The other day I watched the fabulous Joanna Brookes on the MSNBC Melissa Harris-Perry’s show.  It was wonderful – but I have to wonder whether or not those at the media table are missing an opportunity to say  ‘American Mormon’ rather than compacting all Mormon experience into one.  Imagine for a moment if the phrase ‘American Mormon’ was used to identify the growth of a religion in US spaces.  Immediately the onus comes off commentators to speak to the whole religion and immediately America as a nation and a political entity becomes implicated.  When Mormonism is understood to be inflected differently across the world, the pressure is on for us to find a commonality over and above the cultures and ideologies of our nation states.  In that space alone, I do believe we will find transcendence – which – correct me if I’m wrong –is what this Mormon gig is all about.

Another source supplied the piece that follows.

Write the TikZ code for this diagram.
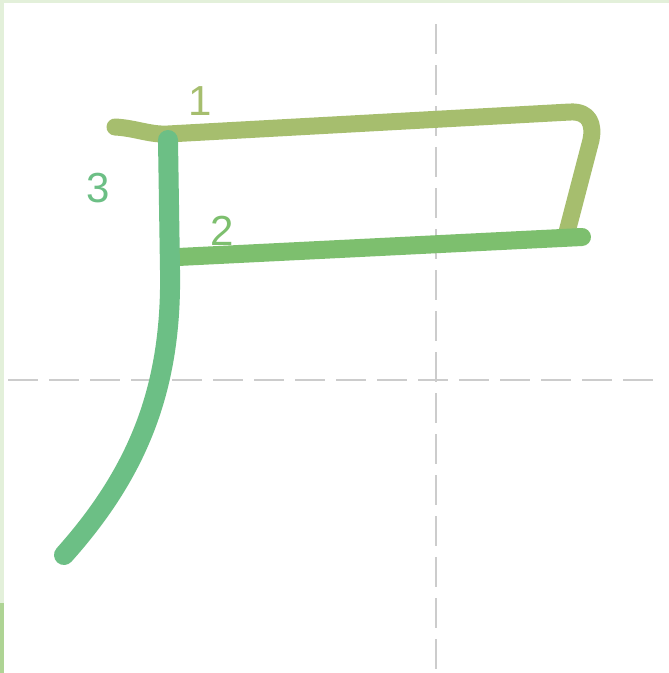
\documentclass[tikz,border=0pt]{standalone}
\usepackage{fontspec}
\setmainfont{Liberation Sans}
\definecolor{strokeA}{HTML}{A6BE6E}
\definecolor{strokeB}{HTML}{7DBF6E}
\definecolor{strokeC}{HTML}{6CBF85}
\definecolor{frameLight}{HTML}{E3F0DA}
\definecolor{frameDark}{HTML}{AED494}
\begin{document}
\begin{tikzpicture}[x=1pt, y=-1pt,
    guide/.style={draw=gray!40, line width=2pt, dash pattern=on 30pt off 11pt},
    brush/.style={line width=18pt, line cap=round, line join=round},
    num/.style={font=\fontsize{42}{42}\selectfont, inner sep=0pt}]

  % page and frame
  \useasboundingbox (0,0) rectangle (669,673);
  \fill[white] (0,0) rectangle (669,673);
  \fill[frameLight] (0,0) rectangle (669,3);
  \fill[frameLight] (0,0) rectangle (4,603);
  \fill[frameDark] (0,603) rectangle (4,673);

  % guide cross
  \draw[guide] (436,24) -- (436,673);
  \draw[guide] (8,380) -- (662,380);

  % strokes
  \draw[brush, strokeA, line width=17pt] (115,127) .. controls (135,128) and (150,135) .. (168,134)
        -- (570,112) .. controls (590,111) and (594,125) .. (591,140) -- (567,232);
  \draw[brush, strokeB] (178,257) -- (582,237);
  \draw[brush, strokeC, line width=20pt] (168,140) -- (170,270)
        .. controls (172,385) and (140,470) .. (64,555);

  % stroke order
  \node[num, text=strokeA] (n1) at (200,101) {1};
  \node[num, text=strokeB] (n2) at (222,231) {2};
  \node[num, text=strokeC] (n3) at (98,188) {3};
\end{tikzpicture}
\end{document}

One day I would like to be able to write the word M-o-r-m-o-n and feel that it didn’t come from elsewhere.  That in its curves and strokes I found myself there, embedded in its contours – not something that was apart from me – something Other creating for me an identity over which I had no control.  One day hopefully the girl in me, the Mormon in me, the Christian in me, the socialist in me, the Māori in me, the feminist in me, the academic in me, the mother in me, the rebel in me, the lover in me, the Kiwi in me will all coalesce with all of its shining contrasts.  That for me will be the best Mormon Moment.